Explanation: Fits boosted models with different shrinkage rates and computes test error.

(c) Use the boosting model to predict the response on the test data. Predict that a person will make a purchase if the estimated prob ability of purchase is greater than 20%. Form a confusion matrix. What fraction of the people predicted to make a purchase do in fact make one? How does this compare with the results obtained from applying KNN or logistic regression to this data set?

# Split train and test sets
train <- 1:1000
test <- -train

# Remove non-numeric predictors and ensure Purchase is retained
data_clean <- Caravan
data_clean$Purchase <- Caravan$Purchase  # keep response as factor

# Identify predictors and scale them manually
X <- Caravan[, -86]
Y <- Caravan$Purchase

# Scale predictors, but do it column by column to avoid NAs from 0 variance
X_scaled <- scale(X)

# Remove any columns that became NA (i.e., zero variance)
X_scaled <- X_scaled[, colSums(is.na(X_scaled)) == 0]

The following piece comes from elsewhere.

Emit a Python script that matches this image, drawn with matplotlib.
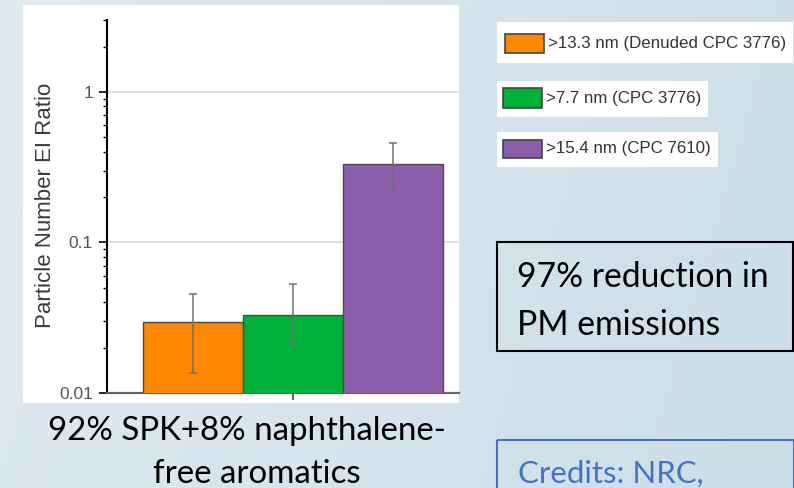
import numpy as np
import matplotlib.pyplot as plt
from matplotlib.patches import Rectangle

# data
labels = ['>13.3 nm (Denuded CPC 3776)', '>7.7 nm (CPC 3776)', '>15.4 nm (CPC 7610)']
ratio = np.array([0.0295, 0.0328, 0.334])
err_low = np.array([0.0135, 0.0207, 0.227])
err_high = np.array([0.0453, 0.0527, 0.458])
colors = ['#ff8800', '#00b038', '#8c5dab']
yticks = [0.01, 0.1, 1]
ytick_labels = ['0.01', '0.1', '1']
ylabel = 'Particle Number EI Ratio'
caption = ['92% SPK+8% naphthalene-', 'free aromatics']
note = ['97% reduction in', 'PM emissions']
credits = 'Credits: NRC,'

W, H = 794, 488
fig = plt.figure(figsize=(W / 100, H / 100), dpi=100)

# slide background, pixel coords (y down)
bg = fig.add_axes([0, 0, 1, 1], zorder=-10)
bg.set_xlim(0, W)
bg.set_ylim(H, 0)
bg.axis('off')
gx = np.linspace(0, 1, 200)
gy = np.linspace(0, 1, 120)[:, None]
left = np.array([224, 234, 241]) / 255
right = np.array([203, 222, 233]) / 255
t = (0.85 * gx[None, :] + 0.15 * gy)[..., None]
img = left * (1 - t) + right * t
bg.imshow(img, extent=[0, W, H, 0], aspect='auto', zorder=0)

# white chart panel
bg.add_patch(Rectangle((23, 5), 436, 398, facecolor='white', edgecolor='none', zorder=1))

# chart
ax = fig.add_axes([107 / W, 1 - 393 / H, (459 - 107) / W, (393 - 20) / H])
ax.set_facecolor('none')
x = np.arange(len(ratio)) - 1
ax.bar(x, ratio, width=1, color=colors, edgecolor='#4a4a4a', linewidth=1,
       yerr=[ratio - err_low, err_high - ratio],
       error_kw=dict(ecolor='#707070', elinewidth=1.1, capsize=3, capthick=1.1), zorder=3)
ax.set_yscale('log')
ax.set_ylim(0.01, 3)
ax.set_xlim(-1.86, 1.66)
ax.set_yticks(yticks)
ax.set_yticklabels(ytick_labels, fontsize=12.5, color='#555555', family='Liberation Sans')
ax.set_xticks([0])
ax.set_xticklabels([''])
ax.tick_params(axis='y', which='major', length=6, width=1.2, color='black', pad=4)
ax.tick_params(axis='y', which='minor', length=3, width=1, color='black')
ax.tick_params(axis='x', length=5, width=1.6, color='#666666')
ax.yaxis.grid(True, which='major', color='#d9d9d9', linewidth=1.2, zorder=0)
ax.set_axisbelow(True)
for s in ['top', 'right']:
    ax.spines[s].set_visible(False)
ax.spines['left'].set_linewidth(1.5)
ax.spines['left'].set_color('black')
ax.spines['bottom'].set_linewidth(1.6)
ax.spines['bottom'].set_color('#666666')

bg.text(46, 205, ylabel, rotation=90, ha='center', va='center', fontsize=16,
        color='#3a3a3a', family='Liberation Sans', zorder=2)

# legend boxes
boxes = [(497, 22, 296, 41), (497, 81, 211, 36), (497, 132, 221, 35)]
swatches = [(505, 34, 39, 19), (503, 88, 39, 20), (503, 140, 39, 18)]
for (bx, by, bw, bh), (sx, sy, sw, sh), c, lab in zip(boxes, swatches, colors, labels):
    bg.add_patch(Rectangle((bx, by), bw, bh, facecolor='white', edgecolor='none', zorder=2))
    bg.add_patch(Rectangle((sx, sy), sw, sh, facecolor=c, edgecolor='#444444', linewidth=1.2, zorder=3))
    bg.text(sx + sw + 4, sy + sh / 2, lab, ha='left', va='center', fontsize=12.2,
            color='#333333', family='Liberation Sans', zorder=3)

# note box
bg.add_patch(Rectangle((497, 242), 296, 109, facecolor='none', edgecolor='black', linewidth=1.5, zorder=2))
bg.text(517, 287, note[0], ha='left', va='baseline', fontsize=24.2, family='Lato', zorder=3)
bg.text(517, 335, note[1], ha='left', va='baseline', fontsize=24.2, family='Lato', zorder=3)

# credits box
bg.add_patch(Rectangle((497, 440), 297, 60, facecolor='none', edgecolor='#4472c4', linewidth=1.5, zorder=2))
bg.text(518, 483, credits, ha='left', va='baseline', fontsize=22.4, family='Lato', color='#4472c4', zorder=3)

# caption under the chart
bg.text(246.5, 440, caption[0], ha='center', va='baseline', fontsize=23.8, family='Lato', zorder=3)
bg.text(256.5, 483, caption[1], ha='center', va='baseline', fontsize=23.8, family='Lato', zorder=3)

fig.savefig('out.png', dpi=100)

# Final train/test matrices
train.X <- X_scaled[train, ]
test.X <- X_scaled[test, ]
train.Y <- Y[train]
test.Y <- Y[test]

# Run KNN for different k values
k_vals <- c(1, 3, 5, 10)
acc_knn <- sapply(k_vals, function(k) {
  pred <- knn(train.X, test.X, train.Y, k = k)
  mean(pred == test.Y)
})

# Print results
names(acc_knn) <- paste0("k=", k_vals)
print(acc_knn)

##       k=1       k=3       k=5      k=10 
## 0.8890502 0.9253422 0.9367482 0.9400664

Explanation: Runs KNN for various k and computes test set accuracy.